Lo ha ha rivelato lo stesso Spatuzza nell’aula bunker di Firenze dov’é testimone al processo sulle stragi mafiose del ‘93. Quella volta, allora, Spatuzza lesse a Giuseppe Graviano, in presenza dei magistrati, una lettera, poi gliela consegnò. “Non nego l’amicizia con te, abbiamo tutti sbagliato, cambia strada, sei sempre in tempo a redimerti”, sono i contenuti riferiti dall’avvocato Valeria Maffei al termine dell’udienza, la seconda in cui Spatuzza ha completato la sua deposizione come testimone nel processo contro il boss Francesco Tagliavia. L’episodio del confronto con il boss Giuseppe Graviano e della lettera è dell’estate del 2009 ed è un interrogatorio della procura di Firenze nell’indagine sui cosiddetti mandati esterni alle stragi. Quell’estate con la stessa modalità i pm misero a confronto Spatuzza, in altri distinti momenti, con Filippo Graviano e Cosimo Lo Nigro. “I Graviano – ha commentato oggi Spatuzza – hanno capito la mia scelta di collaborare con la giustizia. Anche se li contesto e non li condivido rimangono miei fratelli, amici”.
Dissapori di Spatuzza con i Graviano e i Tagliavia emergono quando motiva il suo ‘pentimento’, quelli che lui chiama “malesseri”: non solo quelli per i Georgofili di Firenze, ma anche per “gli innocenti condannati all’ergastolo per la strage di via D’Amelio”, e per certi screzi tra vecchi e nuovi boss a Palermo: “Quando fui nominato da Cosa Nostra capofamiglia a Brancaccio e capomandamento – ha detto Spatuzza -, i Tagliavia e i Graviano non mi davano la cassa ma andarono a dire ai figli e ai parenti dei detenuti di venire da me a chiedere soldi” e “i Tagliavia tennero per sé le uova di tonno che ogni anno un venditore ci dava al posto del pizzo”. Circostanze a cui ha replicato Francesco Tagliavia dal carcere di Viterbo: “Spatuzza si permette di dire cose sui Tagliavia che non vanno bene. L’indegno è lui, quando parla dei Tagliavia si deve pulire la bocca con la candeggina”. E ancora sui Graviano: “Sono ricchissimi. Ma a loro non hanno confiscato nulla”. Spatuzza ha ricostruito la preparazione e l’esecuzione delle stragi. “Non erano previsti i morti di Milano, Firenze, Roma – - Non li volevamo i morti ma ce li siamo presi”.
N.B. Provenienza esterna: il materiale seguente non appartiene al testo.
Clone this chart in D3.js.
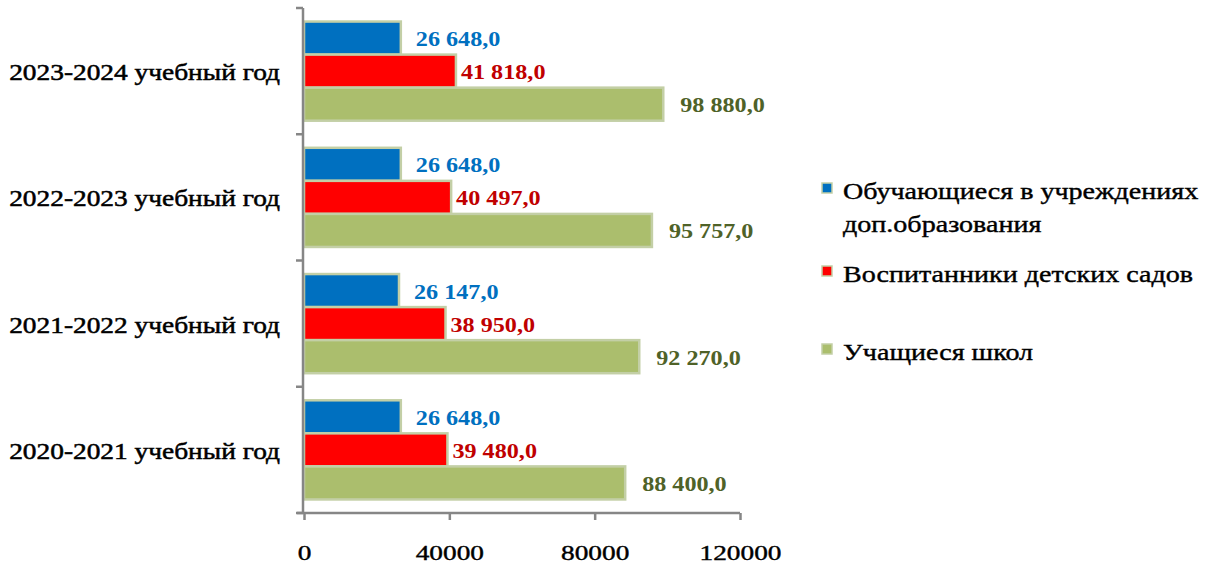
<!DOCTYPE html>
<html><head><meta charset="utf-8">
<script src="https://cdn.jsdelivr.net/npm/d3@7"></script>
<style>body{margin:0;background:#fff}svg{display:block}</style>
</head><body><svg id="c" width="1213" height="566"></svg>
<script>
const categories = ["2023-2024 учебный год","2022-2023 учебный год","2021-2022 учебный год","2020-2021 учебный год"];
const seriesNames = ["Обучающиеся в учреждениях доп.образования","Воспитанники детских садов","Учащиеся школ"];
const dopValues = [26648, 26648, 26147, 26648];
const sadValues = [41818, 40497, 38950, 39480];
const schoolValues = [98880, 95757, 92270, 88400];
const xTicks = [0, 40000, 80000, 120000];
const legendLines = [["Обучающиеся в учреждениях","доп.образования"],["Воспитанники детских садов"],["Учащиеся школ"]];

const fills = ["#0070C0","#FF0000","#ABBE6D"];
const labelColors = ["#0070C0","#C00000","#4F6228"];
const labelOffsets = [15, 5, 17];
const serif = "'Liberation Serif','DejaVu Serif',serif";

function stretch(sel, factor){
  sel.each(function(){
    const w = this.getComputedTextLength();
    d3.select(this).attr("textLength", w*factor).attr("lengthAdjust","spacingAndGlyphs");
  });
}

const svg = d3.select("#c");
const x = d3.scaleLinear().domain([0,120000]).range([304,740]);
const y = d3.scaleBand().domain(categories).range([8,513]).padding(0);
const yi = d3.scaleBand().domain(d3.range(3)).range([0,y.bandwidth()]).paddingInner(0).paddingOuter(0.41);

const data = categories.map((c,i)=>({cat:c, vals:[dopValues[i], sadValues[i], schoolValues[i]]}));
const loc = d3.formatLocale({decimal:",", thousands:"\u00a0", grouping:[3], currency:["",""]});
const fmt = loc.format(",.1f");

// bars
const g = svg.append("g");
data.forEach(d=>{
  d.vals.forEach((v,k)=>{
    g.append("rect")
      .attr("x", x(0)).attr("y", y(d.cat)+yi(k))
      .attr("width", x(v)-x(0)).attr("height", yi.bandwidth())
      .attr("fill", fills[k]).attr("stroke","#C3CFA6").attr("stroke-width",2.5);
  });
});
data.forEach(d=>{
  d.vals.forEach((v,k)=>{
    g.append("text").attr("class","vl")
      .attr("x", x(v)+labelOffsets[k]).attr("y", y(d.cat)+yi(k)+yi.bandwidth()/2+8)
      .attr("fill", labelColors[k]).attr("font-family",serif).attr("font-weight","bold")
      .attr("font-size",21).text(fmt(v));
  });
});
stretch(svg.selectAll("text.vl"), 1.15);

// y axis
svg.append("line").attr("x1",303).attr("x2",303).attr("y1",8).attr("y2",513).attr("stroke","#868686").attr("stroke-width",2.5);
const bounds = [y.range()[0]].concat(categories.map(c=>y(c)+y.bandwidth()));
bounds.forEach(b=>svg.append("line").attr("x1",296).attr("x2",303).attr("y1",b).attr("y2",b).attr("stroke","#868686").attr("stroke-width",2.5));
categories.forEach(c=>{
  svg.append("text").attr("class","cl").attr("x",280).attr("y",y(c)+y.bandwidth()/2+9)
    .attr("text-anchor","end").attr("font-family",serif)
    .attr("font-size",23).attr("fill","#000").attr("stroke","#000").attr("stroke-width",0.5).text(c);
});
stretch(svg.selectAll("text.cl"), 1.19);

// x axis
const xa = svg.append("g").attr("transform","translate(0,513)")
  .call(d3.axisBottom(x).tickValues(xTicks).tickSize(7).tickFormat(d=>String(d)).tickSizeOuter(0));
xa.select(".domain").attr("stroke","#868686").attr("stroke-width",2.5).attr("d","M297,0H740");
xa.selectAll(".tick line").attr("stroke","#868686").attr("stroke-width",2.5);
xa.selectAll(".tick text").attr("font-family",serif).attr("font-size",21).attr("fill","#000")
  .attr("stroke","#000").attr("stroke-width",0.4).attr("y",32);
stretch(xa.selectAll(".tick text"), 1.3);

// legend
const legY = [192, 275, 353];
legendLines.forEach((lines,k)=>{
  svg.append("rect").attr("x",822).attr("y",legY[k]-9).attr("width",10).attr("height",10)
    .attr("fill",fills[k]).attr("stroke","#C3CFA6").attr("stroke-width",1.5);
  lines.forEach((t,j)=>{
    svg.append("text").attr("class","lg").attr("x",843).attr("y",legY[k]+j*33+7)
      .attr("font-family",serif).attr("font-size",23).attr("fill","#000")
      .attr("stroke","#000").attr("stroke-width",0.4).text(t);
  });
});
stretch(svg.selectAll("text.lg"), 1.22);
</script></body></html>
Quanto agli obiettivi, ha confermato la riunione che quello di Firenze fu scelto osservando depliant. “A Milano e Firenze non centrammo bene gli obiettivi: a Firenze l’auto fu messa in un’altra strada (via dé Georgofili e non sotto gli Uffizi, ndr) perché c’era un vigile urbano; a Milano l’auto si fermò”. A Roma erano stati scartati due obiettivi: la casa di Dante, una fondazione all’epoca presieduta da Giulio Andreotti, “perché c’era una telecamera”, e la “festa de noantri”, appuntamento tradizionale che si tiene nel rione Trastevere. Mentre l’attentato “a Maurizio Costanzo era stato programmato già l’anno prima insieme a quelli per uccidere Martelli e Falcone, e nel ‘93 dovemmo ripianificarlo”.
Alle domande dell’avvocato Luca Cianferoni il pentito Spatuzza ha opposto vari “non so”: su un suggeritore delle stragi “No” è stata la risposta secca; così su relazioni coi servizi segreti e sulla natura della Falange Armata (“Facemmo la rivendicazione ma non so cos’é”). Per la difesa di Tagliavia, oltre a Cianferoni l’avvocato Antonio Turrisi, Spatuzza “s’é trincerato dietro questo silenzio”. Ma il legale del pentito Valeria Maffei ha detto che “Spatuzza è attendibile e ha dato tutte le risposte da dare”.